There were four bodies where before there had been one, all of them draped over one another in a confusing jumble of limbs. I had to step over a rivulet of blood worming its way down the slope.
“Very nice work, Warthrop,” John Kearns was saying. “Four to my two. I’d no idea you were such a fine shot.”
“But how can this be?” Awaale said, his voice shaking with revulsion and wonder. “This woman is very old, yet she is heavy with child.”
“It isn’t a child she’s heavy with,” said Kearns with a smile. “Stand back, gentlemen, and I will show you.”
He pulled a bowie knife from his boot and bent over the old woman, who lay curled on her side, blood pooling beneath her mat of steel gray hair.Kearns did not stab her. He made a quick, shallow incision in her abdomen and then hopped back. The cut pulsed once, and then her stomach blew open with a loud pop! spewing a fine, clear mist and a foul-smelling soup of watery blood and atrophied entrails. Kearns laughed heartily and said, “You see? She isn’t pregnant. She’s just got a terrible case of the winds!”
Awaale turned away in disgust, but Warthrop seemed fascinated by the phenomenon, comparing it to the cases of beached whales whose decomposing bodies fill up with gases produced by certain bacteria in their guts, causing them to literally explode. It explained the blasted-open stomachs and bloody walls and ceiling of the death house in Gishub.
“Either some substance contained in the pwdre ser or the body’s reaction to the exposure…,” Warthrop mused.
“I thought you’d like it. Remember the Russian I told you about with the obsession with shiny shoes? Happened to him. Hosed down two men while Sidorov was examining him.”
The doctor nodded absently. “I don’t see your Minotaur.”
“No.” Kearns sighed. “He escapes my clutches once again. But I’m not finished with him yet. Before this is over, I shall have his head mounted on my study wall, I can assure you of that!”
There followed a lengthy debate between the monstrumolo-gist and Kearns about what we should do next. We were all exhausted and desperately in need of sleep, but Kearns insisted we should quit the scene immediately. He knew of at least one more troop of “rotters” in the general vicinity, and he worried our luck—or our ammunition—might run out.
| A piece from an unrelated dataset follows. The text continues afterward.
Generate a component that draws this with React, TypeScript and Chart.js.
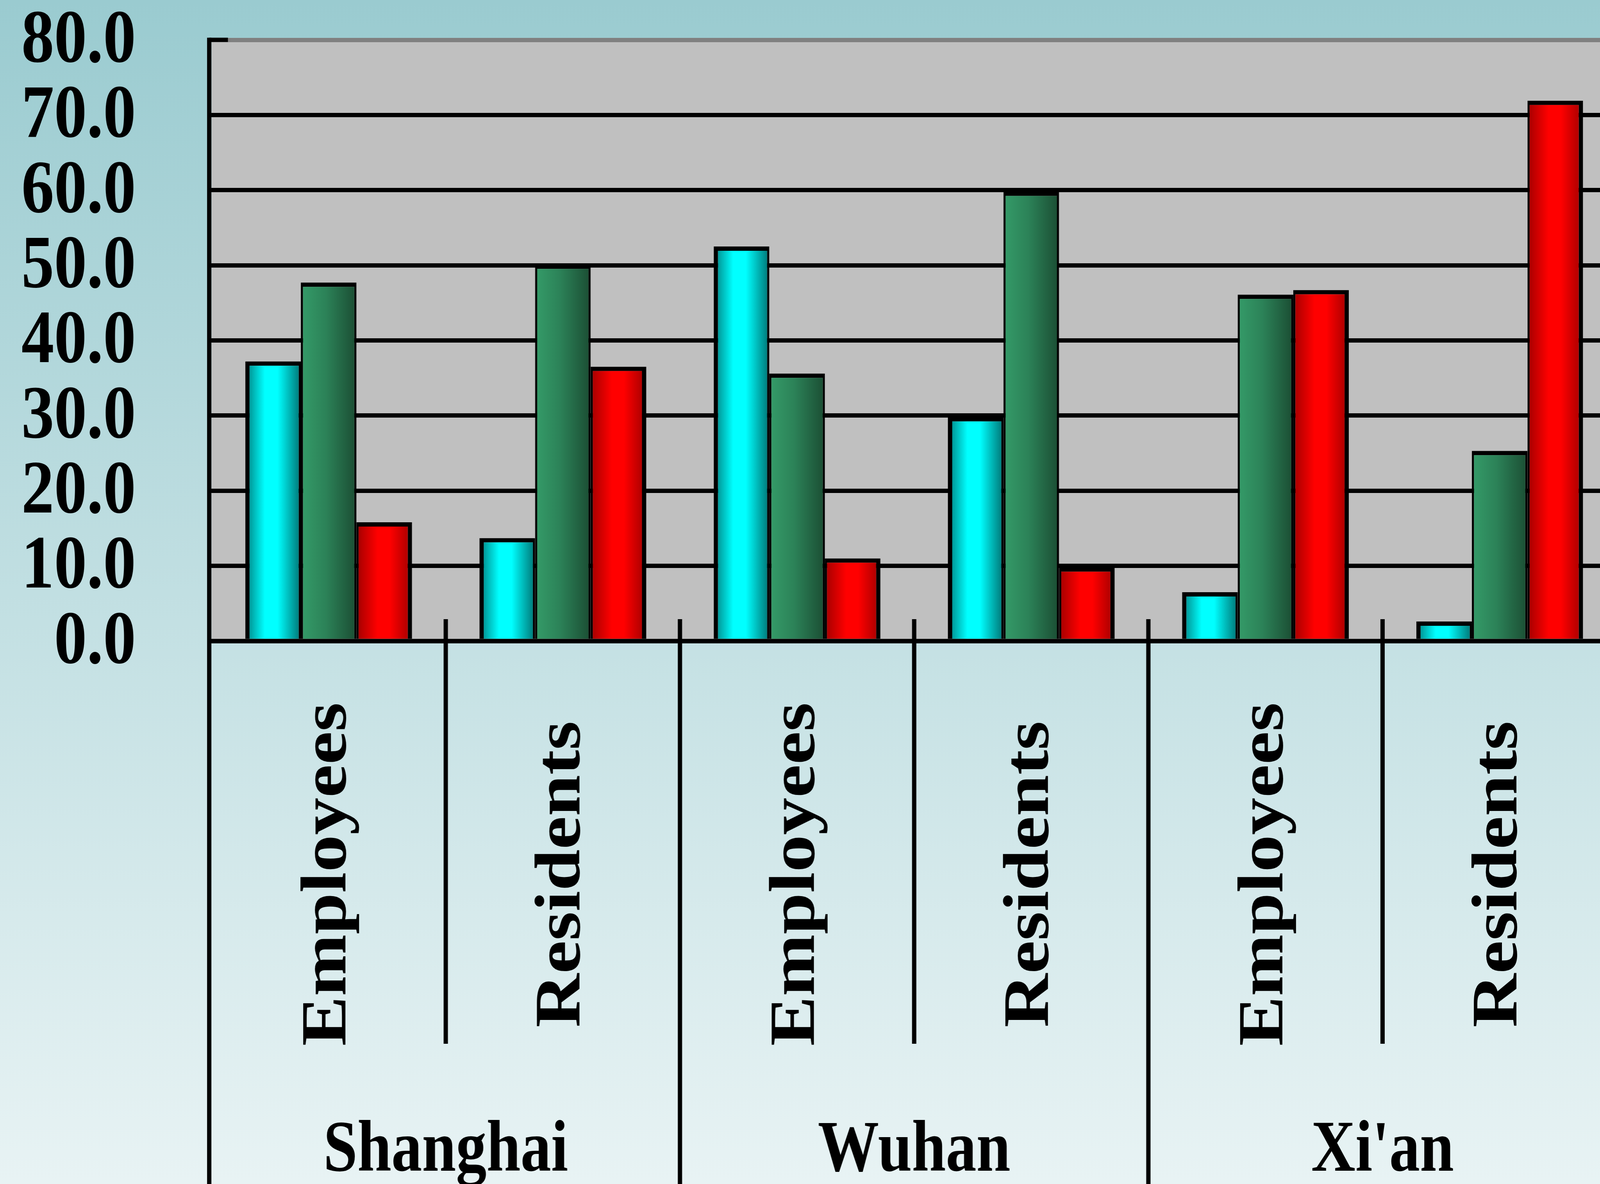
import { useEffect, useRef } from "react";
import { Chart, registerables, Plugin } from "chart.js";

Chart.register(...registerables);

// x categories, grouped by city
const CATEGORIES = ["Employees", "Residents", "Employees", "Residents", "Employees", "Residents"];
const GROUPS = ["Shanghai", "Wuhan", "Xi'an"];

// three unnamed series (no legend in the source)
const SERIES_CYAN = [37.2, 13.7, 52.5, 29.8, 6.5, 2.6];
const SERIES_GREEN = [47.7, 50.1, 35.6, 59.8, 46.1, 25.3];
const SERIES_RED = [15.8, 36.5, 11.0, 9.8, 46.7, 71.9];

const Y_TICKS = [0, 10, 20, 30, 40, 50, 60, 70, 80];

const FONT = '"Liberation Serif", "Times New Roman", serif';
const PLOT_BG = "#c0c0c0";
const LINE_W = 11;
const CAT_PCT = 0.712;

// layout was measured on a 4452px wide page
const REF_W = 4452;
const PAGE_H = 3031;
const AXIS_W = 588.5;
const CAT_W = 651.5;

const CYAN_STOPS: [number, string][] = [
  [0, "#007f7f"],
  [0.35, "#00ffff"],
  [0.58, "#00ffff"],
  [1, "#007373"],
];
const GREEN_STOPS: [number, string][] = [
  [0, "#359c69"],
  [0.45, "#2c8258"],
  [1, "#1b4d33"],
];
const RED_STOPS: [number, string][] = [
  [0, "#a30000"],
  [0.38, "#ff0000"],
  [0.6, "#ff0000"],
  [1, "#a00000"],
];

// horizontal gradient across each bar, placed from the x scale
const barGradient = (stops: [number, string][], k: number) => (c: any) => {
  const chart = c.chart;
  const x = chart.scales?.x;
  if (!chart.chartArea || !x) return stops[1][1];
  const cw = x.width / CATEGORIES.length;
  const group = cw * CAT_PCT;
  const bw = group / 3;
  const left = x.getPixelForValue(c.dataIndex) - group / 2 + k * bw;
  const g = chart.ctx.createLinearGradient(left, 0, left + bw, 0);
  stops.forEach(([o, col]) => g.addColorStop(o, col));
  return g;
};

const makeDecor = (sx: number): Plugin<"bar"> => ({
  id: "decor",
  beforeDraw(chart) {
    const { ctx, chartArea: a } = chart;
    ctx.save();
    ctx.fillStyle = PLOT_BG;
    ctx.fillRect(a.left, a.top, a.right - a.left, a.bottom - a.top);
    ctx.restore();
  },
  afterDatasetsDraw(chart) {
    const { ctx, chartArea: a, scales } = chart;
    const x = scales.x;
    const y = scales.y;
    const H = chart.height;
    const axisX = a.left - 6.5 * sx;
    const line = (x1: number, y1: number, x2: number, y2: number) => {
      ctx.beginPath();
      ctx.moveTo(x1, y1);
      ctx.lineTo(x2, y2);
      ctx.stroke();
    };

    ctx.save();
    ctx.strokeStyle = "#000";
    ctx.lineWidth = LINE_W;
    ctx.lineCap = "butt";

    line(axisX, a.bottom, a.right, a.bottom);
    line(axisX, a.top - LINE_W / 2, axisX, H);
    line(axisX, a.top, axisX + 52 * sx, a.top);

    // category / group separators
    for (let i = 0; i < CATEGORIES.length - 1; i++) {
      const bx = (x.getPixelForValue(i) + x.getPixelForValue(i + 1)) / 2;
      const bottom = i % 2 === 0 ? a.bottom + 1031 : H;
      line(bx, a.bottom - 56, bx, bottom);
    }

    ctx.fillStyle = "#000";

    // y tick labels
    ctx.font = `bold 182px ${FONT}`;
    ctx.textAlign = "right";
    ctx.textBaseline = "middle";
    Y_TICKS.forEach((v) => {
      ctx.save();
      ctx.translate(378 * sx, y.getPixelForValue(v) + 6);
      ctx.scale(sx, 1.06);
      ctx.fillText(v.toFixed(1), 0, 0);
      ctx.restore();
    });

    // rotated category labels
    ctx.font = `bold 180px ${FONT}`;
    ctx.textAlign = "center";
    CATEGORIES.forEach((label, i) => {
      ctx.save();
      ctx.translate(x.getPixelForValue(i), a.bottom + 597);
      ctx.scale(sx, 1.06);
      ctx.rotate(-Math.PI / 2);
      ctx.fillText(label, 0, 0);
      ctx.restore();
    });

    // city labels
    ctx.font = `bold 170px ${FONT}`;
    ctx.textBaseline = "alphabetic";
    GROUPS.forEach((g, j) => {
      const cx = (x.getPixelForValue(j * 2) + x.getPixelForValue(j * 2 + 1)) / 2;
      ctx.save();
      ctx.translate(cx, a.bottom + 1356);
      ctx.scale(sx, 1.1);
      ctx.fillText(g, 0, 0);
      ctx.restore();
    });

    ctx.restore();
  },
});

export default function App() {
  const canvasRef = useRef<HTMLCanvasElement>(null);
  const pageW = typeof window !== "undefined" ? window.innerWidth || REF_W : REF_W;
  const sx = pageW / REF_W;

  useEffect(() => {
    document.body.style.margin = "0";
    if (!canvasRef.current) return;

    const chart = new Chart(canvasRef.current, {
      type: "bar",
      data: {
        labels: CATEGORIES,
        datasets: [
          {
            label: "Series 1",
            data: SERIES_CYAN,
            backgroundColor: barGradient(CYAN_STOPS, 0),
            borderColor: "#000",
            borderWidth: { top: 11, left: 11, right: 5.5, bottom: 0 },
          },
          {
            label: "Series 2",
            data: SERIES_GREEN,
            backgroundColor: barGradient(GREEN_STOPS, 1),
            borderColor: "#000",
            borderWidth: { top: 11, left: 5.5, right: 5.5, bottom: 0 },
          },
          {
            label: "Series 3",
            data: SERIES_RED,
            backgroundColor: barGradient(RED_STOPS, 2),
            borderColor: "#000",
            borderWidth: { top: 11, left: 5.5, right: 11, bottom: 0 },
          },
        ],
      },
      options: {
        animation: false,
        responsive: true,
        maintainAspectRatio: false,
        devicePixelRatio: 1,
        layout: { padding: { top: 102, left: 0, right: 0, bottom: 0 } },
        datasets: {
          bar: { categoryPercentage: CAT_PCT, barPercentage: 1 },
        },
        plugins: {
          legend: { display: false },
          tooltip: { enabled: false },
        },
        scales: {
          x: {
            grid: { display: false },
            border: { display: false },
            ticks: { display: false },
            afterFit: (s: any) => {
              s.height = 1390;
            },
          },
          y: {
            min: 0,
            max: 80,
            ticks: { display: false, stepSize: 10 },
            border: { display: false },
            grid: {
              drawTicks: false,
              lineWidth: LINE_W,
              color: (c: any) => (c.tick && c.tick.value === 80 ? "#808080" : "#000"),
            },
            afterFit: (s: any) => {
              s.width = AXIS_W * sx;
            },
          },
        },
      },
      plugins: [makeDecor(sx)],
    });

    return () => chart.destroy();
  }, [sx]);

  return (
    <div
      style={{
        width: pageW,
        height: PAGE_H,
        overflow: "hidden",
        background: "linear-gradient(#9acbd0, #e8f3f4)",
      }}
    >
      <div style={{ position: "relative", width: (AXIS_W + CAT_W * CATEGORIES.length) * sx, height: PAGE_H }}>
        <canvas ref={canvasRef} />
      </div>
    </div>
  );
}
Warthrop reminded Kearns that he had called it “the perfect spot,” and the monstrumologist said it was better to lay a trap than risk an ambush.
“There is a cave higher up, about a mile from here,” Kearns allowed. “I suppose we could make for that. But it’s really best to keep their hours—sleep during the day and hunt at night.”
“I understand,” Warthrop said. “But we won’t make much of the latter if we don’t get some of the former! Here, Will Henry, I’ll take the child now. Fetch our pack and my instrument case. Kearns and I will take the lead; Will Henry and Awaale in the rear. Quietly now, and quickly.”
And that is how we proceeded deeper into the heart of the mountains. The way was not easy, littered with rocks—some as large as a brougham carriage—riven with deep fissures, at times so narrow we were forced to turn sideways and shuffle with our backs against the sheer cliff face while our toes dangled over the crumbly edge a thousand feet above the jagged ground. The air grew thin and cold. The wind pressed down from above and bit harshly at our cheeks. I felt my face grow numb.
“There is an old saying in my country, walaalo,” Awaale said at one point. “‘Do not walk into the snake pit with your eyes open.’ I used to puzzle over that proverb. No more!” He laughed softly. “Do you think this viper Kearns may have been sent by God?”
The notion was so absurd, I laughed in spite of myself. “What are you talking about?” I asked.
“The child! Kearns chases him down to where we are, and now I am to bring him safely back to his people.”
“Except he said those people would kill him.”